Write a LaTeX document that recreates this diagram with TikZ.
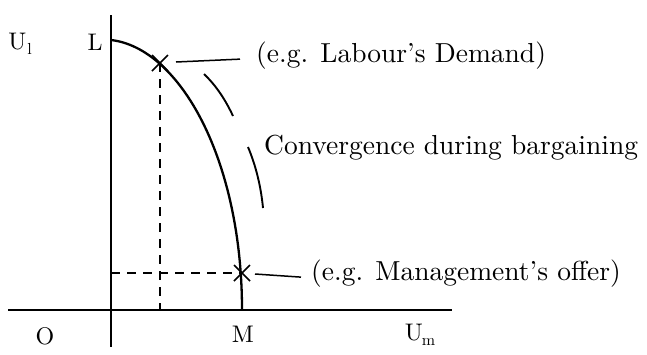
\documentclass[tikz,border=0pt]{standalone}
\usepackage{fontspec}
\setmainfont{lmroman10-regular.otf}
\usepackage{graphicx}
\usetikzlibrary{calc}
\begin{document}
\begin{tikzpicture}[x=1pt,y=-1pt,
  axis/.style={line width=2.3pt},
  frontier/.style={line width=2.3pt},
  guide/.style={line width=1.5pt, dash pattern=on 9pt off 7pt},
  leader/.style={line width=1.5pt},
  arcdash/.style={line width=1.9pt},
  cross/.style={line width=1.7pt},
  bigtext/.style={font=\fontsize{27.5}{30}\selectfont, inner sep=0pt, anchor=base west},
  axlab/.style={font=\fontsize{24}{27}\selectfont, inner sep=0pt, anchor=base}]
\useasboundingbox (0,0) rectangle (647,354);
% axes
\coordinate (O0) at (111,310);
\coordinate (ytop) at (111,15);
\coordinate (ybot) at (111,347);
\coordinate (xleft) at (8,310);
\coordinate (xright) at (452,310);
\draw[axis] (ytop) -- (ybot);
\draw[axis] (xleft) -- (xright);
% frontier
\coordinate (Lpt) at (111,40);
\coordinate (Mpt) at (242,310);
\draw[frontier] (Lpt) .. controls (180,48) and (242,160) .. (Mpt);
% points
\coordinate (A) at (160,63);
\coordinate (B) at (242,273);
\coordinate (Abase) at (160,310);
\coordinate (Baxis) at (111,273);
\draw[guide] (A) -- (Abase);
\draw[guide] (Baxis) -- (B);
\draw[cross] ($(A)+(-8,-8)$) -- ($(A)+(8,8)$) ($(A)+(-8,8)$) -- ($(A)+(8,-8)$);
\draw[cross] ($(B)+(-8,-8)$) -- ($(B)+(8,8)$) ($(B)+(-8,8)$) -- ($(B)+(8,-8)$);
% convergence arcs
\coordinate (c1s) at (204,74);
\coordinate (c1e) at (233,116);
\coordinate (c2s) at (248,147);
\coordinate (c2e) at (263,208);
\draw[arcdash] (c1s) .. controls (216.5,86) and (225.5,100) .. (c1e);
\draw[arcdash] (c2s) .. controls (256,166) and (261,187) .. (c2e);
% texts
\node[bigtext] (dem) at (256,62) {(e.g. Labour's Demand)};
\node[bigtext] (conv) at (264,154) {Convergence during bargaining};
\node[bigtext] (off) at (311,280) {(e.g. Management's offer)};
\draw[leader] ($(A)+(16,-1)$) -- ($(dem.west)+(-16,4)$);
\draw[leader] ($(B)+(13,1)$) -- ($(off.west)+(-10,4)$);
% axis labels
\node[axlab] (lL) at (95,50) {L};
\node[axlab] (lM) at (243,342) {M};
\node[axlab] (lO) at (45,344) {O};
\node[axlab] (lUl) at (20,49) {U\kern1pt\raisebox{-5pt}{\fontsize{16}{18}\selectfont l}};
\node[axlab] (lUm) at (420,340) {U\kern-1pt\raisebox{-5pt}{\fontsize{16}{18}\selectfont m}};
\end{tikzpicture}
\end{document}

--------

== PROBLEM REQUIREMENTS ==
Omitting all images, print the listing exactly.

== REPLY TO THE TASK ==
Write a LaTeX document that recreates this diagram with TikZ.
\documentclass[tikz,border=0pt]{standalone}
\usepackage{fontspec}
\setmainfont{lmroman10-regular.otf}
\usepackage{graphicx}
\usetikzlibrary{calc}
\begin{document}
\begin{tikzpicture}[x=1pt,y=-1pt,
  axis/.style={line width=2.3pt},
  frontier/.style={line width=2.3pt},
  guide/.style={line width=1.5pt, dash pattern=on 9pt off 7pt},
  leader/.style={line width=1.5pt},
  arcdash/.style={line width=1.9pt},
  cross/.style={line width=1.7pt},
  bigtext/.style={font=\fontsize{27.5}{30}\selectfont, inner sep=0pt, anchor=base west},
  axlab/.style={font=\fontsize{24}{27}\selectfont, inner sep=0pt, anchor=base}]
\useasboundingbox (0,0) rectangle (647,354);
% axes
\coordinate (O0) at (111,310);
\coordinate (ytop) at (111,15);
\coordinate (ybot) at (111,347);
\coordinate (xleft) at (8,310);
\coordinate (xright) at (452,310);
\draw[axis] (ytop) -- (ybot);
\draw[axis] (xleft) -- (xright);
% frontier
\coordinate (Lpt) at (111,40);
\coordinate (Mpt) at (242,310);
\draw[frontier] (Lpt) .. controls (180,48) and (242,160) .. (Mpt);
% points
\coordinate (A) at (160,63);
\coordinate (B) at (242,273);
\coordinate (Abase) at (160,310);
\coordinate (Baxis) at (111,273);
\draw[guide] (A) -- (Abase);
\draw[guide] (Baxis) -- (B);
\draw[cross] ($(A)+(-8,-8)$) -- ($(A)+(8,8)$) ($(A)+(-8,8)$) -- ($(A)+(8,-8)$);
\draw[cross] ($(B)+(-8,-8)$) -- ($(B)+(8,8)$) ($(B)+(-8,8)$) -- ($(B)+(8,-8)$);
% convergence arcs
\coordinate (c1s) at (204,74);
\coordinate (c1e) at (233,116);
\coordinate (c2s) at (248,147);
\coordinate (c2e) at (263,208);
\draw[arcdash] (c1s) .. controls (216.5,86) and (225.5,100) .. (c1e);
\draw[arcdash] (c2s) .. controls (256,166) and (261,187) .. (c2e);
% texts
\node[bigtext] (dem) at (256,62) {(e.g. Labour's Demand)};
\node[bigtext] (conv) at (264,154) {Convergence during bargaining};
\node[bigtext] (off) at (311,280) {(e.g. Management's offer)};
\draw[leader] ($(A)+(16,-1)$) -- ($(dem.west)+(-16,4)$);
\draw[leader] ($(B)+(13,1)$) -- ($(off.west)+(-10,4)$);
% axis labels
\node[axlab] (lL) at (95,50) {L};
\node[axlab] (lM) at (243,342) {M};
\node[axlab] (lO) at (45,344) {O};
\node[axlab] (lUl) at (20,49) {U\kern1pt\raisebox{-5pt}{\fontsize{16}{18}\selectfont l}};
\node[axlab] (lUm) at (420,340) {U\kern-1pt\raisebox{-5pt}{\fontsize{16}{18}\selectfont m}};
\end{tikzpicture}
\end{document}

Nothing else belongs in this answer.